Перестанет читать все...
Переход к «Нат Пинкертону» как-то удивительно вырисовывается. Пятьдесят лет гасили вкус. 50 лет гасили ум. И когда безголовое чудище «вообще ничего не хочет», когда перекормленный конфетами желудок не приемлет никакого хлеба и только просит: «Дай пососать сладенького», — все говорят, жалуются, плачут: «Какой мрак». Но вы же его ткали на станке своей приятной, ходкой, всем угодной, всеми одобряемой литературы; и дотыкают последние нитки «наши талантливейшие фельетонисты», от Амфитеатрова до Оль д’Ора.
От Гоголя — до Щедрина.
От Щедрина до Оль д’Ора.
Sic transit gloria...83
После Оль д’Ора, я думаю, спустят же
занавес.
* * *
«Охранка», я думаю, с большим удовольствием смотрит на газетные сочинительства Философова и Мережковского. За что прежде «поденные деньги» приходилось платить, то теперь писатели делают «из чести». На ласковой флейте (читай «Старый дом» Ф. К. Соллогуба; разительную у него вещь) эти когда-то серьезные писатели заманивают теперь гимназистов и студентов идти «влево» и «влево», — «рвать динамитом бесчувственный камень». Герасимов (генерал) уплачивал за это Азефу из «специальных сумм» Мин. вн. д., а теперь за все уплачивает касса «Речи».

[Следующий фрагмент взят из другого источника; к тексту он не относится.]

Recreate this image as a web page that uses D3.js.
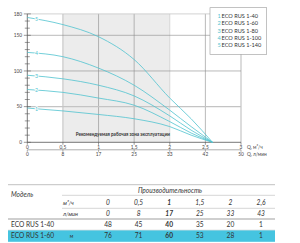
<!DOCTYPE html>
<html>
<head>
<meta charset="utf-8">
<script src="https://cdn.jsdelivr.net/npm/d3@7"></script>
<style>
  body { margin: 0; background: #fff; }
  svg { display: block; font-family: Lato, "Open Sans", sans-serif; }
</style>
</head>
<body>
<div id="chart"></div>
<script>
// flow (m3/h) points where the curves were read
const flowPts = [0, 0.5, 1, 1.5, 2, 2.3, 2.6];
const headCurve1 = [48, 44, 39, 33, 22, 10, 0];
const headCurve2 = [74, 70, 62, 52, 29, 13, 0];
const headCurve3 = [94, 89, 80, 65, 37, 17, 0];
const headCurve4 = [126, 120, 104, 80, 45, 22, 0];
const headCurve5 = [175, 165, 148, 116, 62, 33, 0];
const curveNames = ["1", "2", "3", "4", "5"];
const legendNames = ["ECO RUS 1-40", "ECO RUS 1-60", "ECO RUS 1-80", "ECO RUS 1-100", "ECO RUS 1-140"];

const yTicks = [0, 50, 100, 150, 180];
const xTicks = [0, 0.5, 1, 1.5, 2, 2.5, 3];
const xTickLabels = ["0", "0,5", "1", "1,5", "2", "2,5", "3"];
const lminTickLabels = ["0", "8", "17", "25", "33", "42", "50"];
const zone = [0.5, 2];
const zoneText = "Рекомендуемая рабочая зона эксплуатации";

// table
const tableTitle = "Производительность";
const tableM3 = ["0", "0,5", "1", "1,5", "2", "2,6"];
const tableLmin = ["0", "8", "17", "25", "33", "43"];
const tableModels = ["ECO RUS 1-40", "ECO RUS 1-60"];
const tableRow1 = ["48", "45", "40", "35", "20", "1"];
const tableRow2 = ["76", "71", "60", "53", "28", "1"];
const boldCol = 2;

const teal = "#4fc3cf";
const W = 300, H = 243;
const svg = d3.select("#chart").append("svg").attr("width", W).attr("height", H);

let x = d3.scaleLinear().domain([0, 3]).range([27.3, 241]);
let y = d3.scaleLinear().domain([0, 180]).range([142.3, 13.9]);

// zone
svg.append("rect")
    .attr("x", x(zone[0])).attr("y", y(180))
    .attr("width", x(zone[1]) - x(zone[0])).attr("height", y(0) - y(180))
    .attr("fill", "#ececec");
svg.append("line")
    .attr("x1", x(zone[0])).attr("x2", x(zone[0]))
    .attr("y1", y(180)).attr("y2", y(0))
    .attr("stroke", "#c8c8c8").attr("stroke-width", 1.2);

// grid
[1, 1.5, 2.5].forEach(v => {
    svg.append("line").attr("x1", x(v)).attr("x2", x(v)).attr("y1", y(180)).attr("y2", y(0))
        .attr("stroke", "#8c8c8c").attr("stroke-width", 0.6);
});
svg.append("line").attr("x1", x(2)).attr("x2", x(2)).attr("y1", y(180)).attr("y2", y(0))
    .attr("stroke", "#d0d0d0").attr("stroke-width", 0.8);
svg.append("line").attr("x1", x(3)).attr("x2", x(3)).attr("y1", y(180)).attr("y2", y(0))
    .attr("stroke", "#8c8c8c").attr("stroke-width", 0.6);
[100, 150].forEach(v => {
    svg.append("line").attr("x1", x(0)).attr("x2", x(3)).attr("y1", y(v)).attr("y2", y(v))
        .attr("stroke", "#8c8c8c").attr("stroke-width", 0.6);
});
svg.append("line").attr("x1", x(0)).attr("x2", x(3)).attr("y1", y(50)).attr("y2", y(50))
    .attr("stroke", "#c4c4c4").attr("stroke-width", 1.2);
svg.append("line").attr("x1", x(0)).attr("x2", x(3)).attr("y1", y(180)).attr("y2", y(180))
    .attr("stroke", "#c8c8c8").attr("stroke-width", 0.8);

svg.append("text")
    .attr("x", x(0.68)).attr("y", 136)
    .attr("font-size", 4.6).attr("font-weight", "bold").attr("fill", "#333")
    .text(zoneText);

// y axis
svg.append("line").attr("x1", x(0)).attr("x2", x(0)).attr("y1", y(180)).attr("y2", y(0))
    .attr("stroke", "#555").attr("stroke-width", 0.8);
svg.selectAll(".ytick").data(d3.range(0, 181, 10)).enter().append("line")
    .attr("x1", d => yTicks.includes(d) ? x(0) - 3.5 : x(0) - 2.5)
    .attr("x2", d => yTicks.includes(d) ? x(0) + 3.5 : x(0) + 2.5)
    .attr("y1", d => y(d)).attr("y2", d => y(d))
    .attr("stroke", "#555").attr("stroke-width", 0.6);
svg.selectAll(".ylab").data(yTicks).enter().append("text")
    .attr("x", 22).attr("y", d => y(d) + 1.7)
    .attr("text-anchor", "end").attr("font-size", 4.8).attr("fill", "#444")
    .text(d => d);

// x axes
svg.append("line").attr("x1", x(0)).attr("x2", x(3)).attr("y1", y(0)).attr("y2", y(0))
    .attr("stroke", "#555").attr("stroke-width", 0.8);
svg.selectAll(".xtick").data(xTicks).enter().append("line")
    .attr("x1", d => x(d)).attr("x2", d => x(d)).attr("y1", y(0)).attr("y2", y(0) + 2.5)
    .attr("stroke", "#555").attr("stroke-width", 0.6);
svg.selectAll(".xlab").data(xTicks).enter().append("text")
    .attr("x", d => x(d)).attr("y", 148.5)
    .attr("text-anchor", "middle").attr("font-size", 4.8).attr("fill", "#444")
    .text((d, i) => xTickLabels[i]);
svg.append("line").attr("x1", x(0)).attr("x2", x(3)).attr("y1", 149.8).attr("y2", 149.8)
    .attr("stroke", "#777").attr("stroke-width", 0.6);
svg.selectAll(".xtick2").data(xTicks).enter().append("line")
    .attr("x1", d => x(d)).attr("x2", d => x(d)).attr("y1", 149.8).attr("y2", 151.8)
    .attr("stroke", "#777").attr("stroke-width", 0.6);
svg.selectAll(".xlab2").data(xTicks).enter().append("text")
    .attr("x", d => x(d)).attr("y", 156)
    .attr("text-anchor", "middle").attr("font-size", 4.8).attr("fill", "#444")
    .text((d, i) => lminTickLabels[i]);
svg.append("text").attr("x", 247).attr("y", 148.5).attr("font-size", 4.8).attr("fill", "#444")
    .text("Q, м³/ч");
svg.append("text").attr("x", 247).attr("y", 156).attr("font-size", 4.8).attr("fill", "#444")
    .text("Q, л/мин");

// curves
const curves = [headCurve1, headCurve2, headCurve3, headCurve4, headCurve5];
const line = d3.line()
    .x((d, i) => x(flowPts[i]))
    .y(d => y(d))
    .curve(d3.curveMonotoneX);
curves.forEach((c, k) => {
    svg.append("path").attr("d", line(c))
        .attr("fill", "none").attr("stroke", teal).attr("stroke-width", 0.8);
    let lx = 0.13;
    let ly = c[0] + (c[1] - c[0]) * lx / 0.5;
    svg.append("text")
        .attr("x", x(lx)).attr("y", y(ly) + 1.8)
        .attr("text-anchor", "middle").attr("font-size", 5.2).attr("fill", teal)
        .attr("stroke", "#fff").attr("stroke-width", 1.5).attr("paint-order", "stroke")
        .text(curveNames[k]);
});

// legend
let lg = svg.append("g");
lg.append("rect").attr("x", 210).attr("y", 7.7).attr("width", 56.7).attr("height", 46.6)
    .attr("fill", "#fff").attr("stroke", "#9a9a9a").attr("stroke-width", 0.6);
legendNames.forEach((n, i) => {
    lg.append("text").attr("x", 217.5).attr("y", 18 + i * 7.3)
        .attr("font-size", 5.6).attr("fill", teal).text(curveNames[i]);
    lg.append("text").attr("x", 221.5).attr("y", 18 + i * 7.3)
        .attr("font-size", 5.6).attr("fill", "#333").text(n);
});

// table
let tb = svg.append("g").attr("font-size", 6.6).attr("fill", "#333");
let col = d3.scalePoint().domain(d3.range(tableM3.length)).range([108, 261]);
const tL = 8, tR = 275;
tb.append("rect").attr("x", tL).attr("y", 230.2).attr("width", tR - tL).attr("height", 11.6)
    .attr("fill", "#45c4e0");
tb.append("line").attr("x1", tL).attr("x2", tR).attr("y1", 184.7).attr("y2", 184.7)
    .attr("stroke", "#999").attr("stroke-width", 0.6);
[195.3, 208.3].forEach(v => {
    tb.append("line").attr("x1", 62).attr("x2", tR).attr("y1", v).attr("y2", v)
        .attr("stroke", "#aaa").attr("stroke-width", 0.5);
});
tb.append("line").attr("x1", tL).attr("x2", tR).attr("y1", 219).attr("y2", 219)
    .attr("stroke", "#777").attr("stroke-width", 0.7);
tb.append("line").attr("x1", tL).attr("x2", tR).attr("y1", 230).attr("y2", 230)
    .attr("stroke", "#ccc").attr("stroke-width", 0.5);

tb.append("text").attr("x", 170).attr("y", 193).attr("text-anchor", "middle")
    .attr("font-style", "italic").text(tableTitle);
tb.append("text").attr("x", 11).attr("y", 197).attr("font-style", "italic").text("Модель");
tb.append("text").attr("x", 63).attr("y", 204.5).attr("font-style", "italic").attr("font-size", 5.6).text("м³/ч");
tb.append("text").attr("x", 63).attr("y", 215.5).attr("font-style", "italic").attr("font-size", 5.6).text("л/мин");

function rowText(vals, yy, italic) {
    vals.forEach((v, i) => {
        tb.append("text").attr("x", col(i)).attr("y", yy).attr("text-anchor", "middle")
            .attr("font-style", italic ? "italic" : "normal")
            .attr("font-weight", i === boldCol ? "bold" : "normal")
            .text(v);
    });
}
rowText(tableM3, 204.8, true);
rowText(tableLmin, 215.8, true);
rowText(tableRow1, 226.6, false);
rowText(tableRow2, 238.4, false);
tb.append("text").attr("x", 11).attr("y", 226.6).text(tableModels[0]);
tb.append("text").attr("x", 11).attr("y", 238.4).text(tableModels[1]);
tb.append("text").attr("x", 71.5).attr("y", 238.4).attr("font-size", 5).attr("text-anchor", "middle").text("м");
</script>
</body>
</html>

Затем Азеф давал «адреса лиц», особенно с ним сблизившихся, а теперь эти «адреса сочувствующих» прочитываются «где следует»

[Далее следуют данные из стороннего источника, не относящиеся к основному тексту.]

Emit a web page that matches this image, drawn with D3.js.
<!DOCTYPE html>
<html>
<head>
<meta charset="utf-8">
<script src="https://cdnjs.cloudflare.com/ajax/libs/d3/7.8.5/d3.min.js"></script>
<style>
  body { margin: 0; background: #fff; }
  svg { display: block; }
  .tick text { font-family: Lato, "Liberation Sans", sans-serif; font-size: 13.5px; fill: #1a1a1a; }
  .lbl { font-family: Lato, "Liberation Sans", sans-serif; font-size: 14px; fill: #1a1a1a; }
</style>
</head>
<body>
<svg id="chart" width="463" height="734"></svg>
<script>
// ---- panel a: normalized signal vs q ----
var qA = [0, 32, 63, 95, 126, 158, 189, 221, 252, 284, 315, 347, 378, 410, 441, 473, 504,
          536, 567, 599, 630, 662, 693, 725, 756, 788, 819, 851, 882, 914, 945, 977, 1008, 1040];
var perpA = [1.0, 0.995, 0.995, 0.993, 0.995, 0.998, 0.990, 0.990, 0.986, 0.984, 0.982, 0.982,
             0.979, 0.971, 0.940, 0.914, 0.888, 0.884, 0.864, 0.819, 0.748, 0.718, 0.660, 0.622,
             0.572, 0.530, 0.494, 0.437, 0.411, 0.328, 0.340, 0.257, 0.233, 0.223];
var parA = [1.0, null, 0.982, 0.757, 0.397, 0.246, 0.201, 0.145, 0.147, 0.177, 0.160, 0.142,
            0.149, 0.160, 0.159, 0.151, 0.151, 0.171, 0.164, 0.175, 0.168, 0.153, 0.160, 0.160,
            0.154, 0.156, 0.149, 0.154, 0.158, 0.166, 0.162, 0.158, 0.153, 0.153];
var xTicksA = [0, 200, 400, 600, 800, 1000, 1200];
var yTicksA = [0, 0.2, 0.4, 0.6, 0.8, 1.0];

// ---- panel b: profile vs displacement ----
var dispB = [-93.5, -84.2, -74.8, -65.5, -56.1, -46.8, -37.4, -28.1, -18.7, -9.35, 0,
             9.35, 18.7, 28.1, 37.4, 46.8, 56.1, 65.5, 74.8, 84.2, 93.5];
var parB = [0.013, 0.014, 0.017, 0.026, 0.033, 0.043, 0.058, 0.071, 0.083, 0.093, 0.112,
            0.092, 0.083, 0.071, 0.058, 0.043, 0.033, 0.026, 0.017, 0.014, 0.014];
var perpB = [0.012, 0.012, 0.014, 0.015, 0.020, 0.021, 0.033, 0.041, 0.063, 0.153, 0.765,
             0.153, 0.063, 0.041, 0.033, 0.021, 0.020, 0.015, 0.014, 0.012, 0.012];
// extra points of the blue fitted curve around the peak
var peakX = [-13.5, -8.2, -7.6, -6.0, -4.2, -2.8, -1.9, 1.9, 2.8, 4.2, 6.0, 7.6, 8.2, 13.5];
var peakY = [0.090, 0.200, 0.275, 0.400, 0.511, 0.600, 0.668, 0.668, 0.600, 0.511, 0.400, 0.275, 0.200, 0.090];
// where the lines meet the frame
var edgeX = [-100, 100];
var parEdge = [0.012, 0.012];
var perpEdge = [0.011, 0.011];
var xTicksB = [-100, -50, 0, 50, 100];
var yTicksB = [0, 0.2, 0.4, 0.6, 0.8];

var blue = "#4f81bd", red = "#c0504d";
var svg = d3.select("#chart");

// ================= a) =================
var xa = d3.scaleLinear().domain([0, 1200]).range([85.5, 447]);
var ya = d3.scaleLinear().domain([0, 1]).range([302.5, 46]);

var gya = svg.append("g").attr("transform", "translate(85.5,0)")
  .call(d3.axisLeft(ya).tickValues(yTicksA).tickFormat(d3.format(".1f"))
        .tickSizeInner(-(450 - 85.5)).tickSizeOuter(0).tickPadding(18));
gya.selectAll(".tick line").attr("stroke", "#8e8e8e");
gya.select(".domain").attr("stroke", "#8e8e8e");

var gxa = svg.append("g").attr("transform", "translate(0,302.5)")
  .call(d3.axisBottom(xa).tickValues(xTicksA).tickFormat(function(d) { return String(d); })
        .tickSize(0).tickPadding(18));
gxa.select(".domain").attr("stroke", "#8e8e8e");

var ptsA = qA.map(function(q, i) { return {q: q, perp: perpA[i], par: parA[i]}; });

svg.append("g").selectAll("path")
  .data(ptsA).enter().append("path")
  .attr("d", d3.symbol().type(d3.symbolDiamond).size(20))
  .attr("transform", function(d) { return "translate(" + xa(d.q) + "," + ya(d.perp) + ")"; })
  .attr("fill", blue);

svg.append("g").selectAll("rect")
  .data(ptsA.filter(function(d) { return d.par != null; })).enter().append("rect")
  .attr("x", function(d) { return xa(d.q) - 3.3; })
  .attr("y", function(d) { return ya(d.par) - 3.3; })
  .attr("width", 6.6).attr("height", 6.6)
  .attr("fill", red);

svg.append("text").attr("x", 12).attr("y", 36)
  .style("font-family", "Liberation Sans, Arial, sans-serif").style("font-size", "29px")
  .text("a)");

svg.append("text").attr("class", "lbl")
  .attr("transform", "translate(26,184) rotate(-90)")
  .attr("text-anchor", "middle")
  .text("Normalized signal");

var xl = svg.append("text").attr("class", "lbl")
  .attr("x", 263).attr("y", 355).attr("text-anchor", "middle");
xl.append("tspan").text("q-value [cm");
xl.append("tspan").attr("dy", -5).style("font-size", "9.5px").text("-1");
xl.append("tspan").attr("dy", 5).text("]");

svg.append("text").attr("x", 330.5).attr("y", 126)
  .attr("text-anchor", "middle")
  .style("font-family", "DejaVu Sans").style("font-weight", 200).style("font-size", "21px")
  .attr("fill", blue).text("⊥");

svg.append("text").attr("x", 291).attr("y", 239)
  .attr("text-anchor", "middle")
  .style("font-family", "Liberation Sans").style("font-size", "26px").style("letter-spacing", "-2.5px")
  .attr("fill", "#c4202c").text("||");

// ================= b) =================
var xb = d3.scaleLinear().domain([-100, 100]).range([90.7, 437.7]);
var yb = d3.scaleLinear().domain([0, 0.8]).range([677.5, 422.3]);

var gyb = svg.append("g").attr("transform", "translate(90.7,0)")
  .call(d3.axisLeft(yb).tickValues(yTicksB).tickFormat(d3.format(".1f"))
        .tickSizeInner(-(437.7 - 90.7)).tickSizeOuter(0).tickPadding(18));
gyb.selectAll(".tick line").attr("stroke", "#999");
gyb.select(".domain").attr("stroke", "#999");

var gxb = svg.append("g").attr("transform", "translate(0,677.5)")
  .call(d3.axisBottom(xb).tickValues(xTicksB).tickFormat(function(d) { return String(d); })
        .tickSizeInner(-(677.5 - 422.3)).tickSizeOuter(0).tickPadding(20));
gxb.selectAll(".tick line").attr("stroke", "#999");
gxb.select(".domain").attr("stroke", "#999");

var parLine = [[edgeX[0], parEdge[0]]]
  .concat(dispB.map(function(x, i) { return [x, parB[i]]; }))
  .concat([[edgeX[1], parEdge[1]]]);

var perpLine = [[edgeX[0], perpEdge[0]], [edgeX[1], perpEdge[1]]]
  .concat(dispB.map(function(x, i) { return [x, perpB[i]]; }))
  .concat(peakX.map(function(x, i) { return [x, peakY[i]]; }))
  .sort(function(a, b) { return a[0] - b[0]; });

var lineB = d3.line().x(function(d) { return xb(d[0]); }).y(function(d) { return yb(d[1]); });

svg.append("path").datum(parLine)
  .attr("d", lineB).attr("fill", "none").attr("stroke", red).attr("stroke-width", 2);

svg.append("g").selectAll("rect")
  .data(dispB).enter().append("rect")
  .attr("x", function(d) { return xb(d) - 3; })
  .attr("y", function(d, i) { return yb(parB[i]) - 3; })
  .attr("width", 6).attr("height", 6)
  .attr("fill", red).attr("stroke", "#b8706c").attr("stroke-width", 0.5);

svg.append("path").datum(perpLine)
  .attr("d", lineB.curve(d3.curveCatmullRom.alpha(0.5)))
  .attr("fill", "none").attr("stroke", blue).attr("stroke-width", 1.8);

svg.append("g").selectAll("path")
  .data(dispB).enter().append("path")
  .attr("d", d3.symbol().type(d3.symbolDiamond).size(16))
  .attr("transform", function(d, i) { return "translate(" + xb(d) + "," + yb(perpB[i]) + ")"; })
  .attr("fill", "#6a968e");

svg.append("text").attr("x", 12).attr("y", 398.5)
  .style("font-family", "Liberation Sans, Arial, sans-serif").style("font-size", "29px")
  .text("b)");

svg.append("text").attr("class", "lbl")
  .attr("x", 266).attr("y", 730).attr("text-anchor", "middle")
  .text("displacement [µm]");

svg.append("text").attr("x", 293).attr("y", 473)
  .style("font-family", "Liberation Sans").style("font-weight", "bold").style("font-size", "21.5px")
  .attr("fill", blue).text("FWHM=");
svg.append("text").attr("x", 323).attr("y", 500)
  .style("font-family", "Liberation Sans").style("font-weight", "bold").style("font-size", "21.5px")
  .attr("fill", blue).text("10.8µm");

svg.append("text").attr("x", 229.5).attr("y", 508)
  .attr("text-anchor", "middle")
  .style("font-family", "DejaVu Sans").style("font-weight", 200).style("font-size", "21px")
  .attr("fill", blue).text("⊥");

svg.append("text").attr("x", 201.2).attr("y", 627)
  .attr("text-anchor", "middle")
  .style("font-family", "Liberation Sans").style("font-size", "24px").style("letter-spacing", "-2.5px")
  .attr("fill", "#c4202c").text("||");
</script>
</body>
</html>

на «Письмах к тетеньке» русских «Шпонек»: т.е. на письмах к «сочувствующим читателям» авторов «Смерти Павла I» и «Неугасимой лампады».
Очень просто.
Неужели им не приходило в голову?
* * *
Как много тем даже не начато в науке! — самой серьезной, самой солидной. Лет 20 назад я читал нелепую книжку — сколько помнится, Кэрби и Спенса — о муравьях, — и там исследование и снимки, «как муравьи бегают» (им ножки намазывали черной краской, бегали они по бумаге, и вот эти «пути» сняли).

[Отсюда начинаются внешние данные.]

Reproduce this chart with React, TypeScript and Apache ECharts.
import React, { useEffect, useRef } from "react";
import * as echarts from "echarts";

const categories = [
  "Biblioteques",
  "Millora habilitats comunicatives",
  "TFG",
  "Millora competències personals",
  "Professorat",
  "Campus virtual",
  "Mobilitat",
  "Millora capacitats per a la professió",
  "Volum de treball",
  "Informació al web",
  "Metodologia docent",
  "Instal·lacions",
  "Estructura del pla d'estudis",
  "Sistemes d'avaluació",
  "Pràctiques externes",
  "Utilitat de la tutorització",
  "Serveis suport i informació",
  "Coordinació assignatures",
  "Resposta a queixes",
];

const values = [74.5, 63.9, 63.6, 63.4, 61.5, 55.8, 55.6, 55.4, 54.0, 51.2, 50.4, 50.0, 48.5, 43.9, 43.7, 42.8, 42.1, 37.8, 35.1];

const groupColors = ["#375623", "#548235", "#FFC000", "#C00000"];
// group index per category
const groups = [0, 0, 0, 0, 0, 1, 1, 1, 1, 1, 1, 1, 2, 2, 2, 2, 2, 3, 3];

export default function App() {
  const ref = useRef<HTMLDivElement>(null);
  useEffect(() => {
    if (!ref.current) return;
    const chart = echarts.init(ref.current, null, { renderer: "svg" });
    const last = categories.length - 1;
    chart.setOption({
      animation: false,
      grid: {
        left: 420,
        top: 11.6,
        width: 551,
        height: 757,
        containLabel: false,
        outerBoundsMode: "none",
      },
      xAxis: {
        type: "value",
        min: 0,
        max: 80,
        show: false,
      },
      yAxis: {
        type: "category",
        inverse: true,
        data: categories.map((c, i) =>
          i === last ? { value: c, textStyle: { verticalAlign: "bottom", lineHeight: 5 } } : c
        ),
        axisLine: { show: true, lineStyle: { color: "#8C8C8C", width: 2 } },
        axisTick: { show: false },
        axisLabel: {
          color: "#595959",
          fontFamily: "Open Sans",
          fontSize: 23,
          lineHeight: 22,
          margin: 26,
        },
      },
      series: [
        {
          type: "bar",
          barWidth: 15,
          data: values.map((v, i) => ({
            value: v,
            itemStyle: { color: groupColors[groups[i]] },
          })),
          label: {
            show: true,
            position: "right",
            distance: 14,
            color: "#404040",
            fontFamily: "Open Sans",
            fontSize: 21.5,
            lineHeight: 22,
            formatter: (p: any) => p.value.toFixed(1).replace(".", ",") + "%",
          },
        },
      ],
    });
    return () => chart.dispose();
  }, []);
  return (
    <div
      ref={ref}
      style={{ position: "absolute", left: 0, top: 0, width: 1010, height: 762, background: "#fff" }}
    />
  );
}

Между тем Михаил Андреевич рассказывал случай, — в ответ на рассказ мой о «вчера», как бабочка рвалась на горящую свечку, отскакивала от пламени, уже сожегши ножки и, очевидно, испытывая боль, муку и страх: и в конце — точно прошибая препятствие, как бы цирковая наездница прошибая круг с натянутою на него бумагой, — кинулась в самое пламя, затрепетала, билась и сгорела.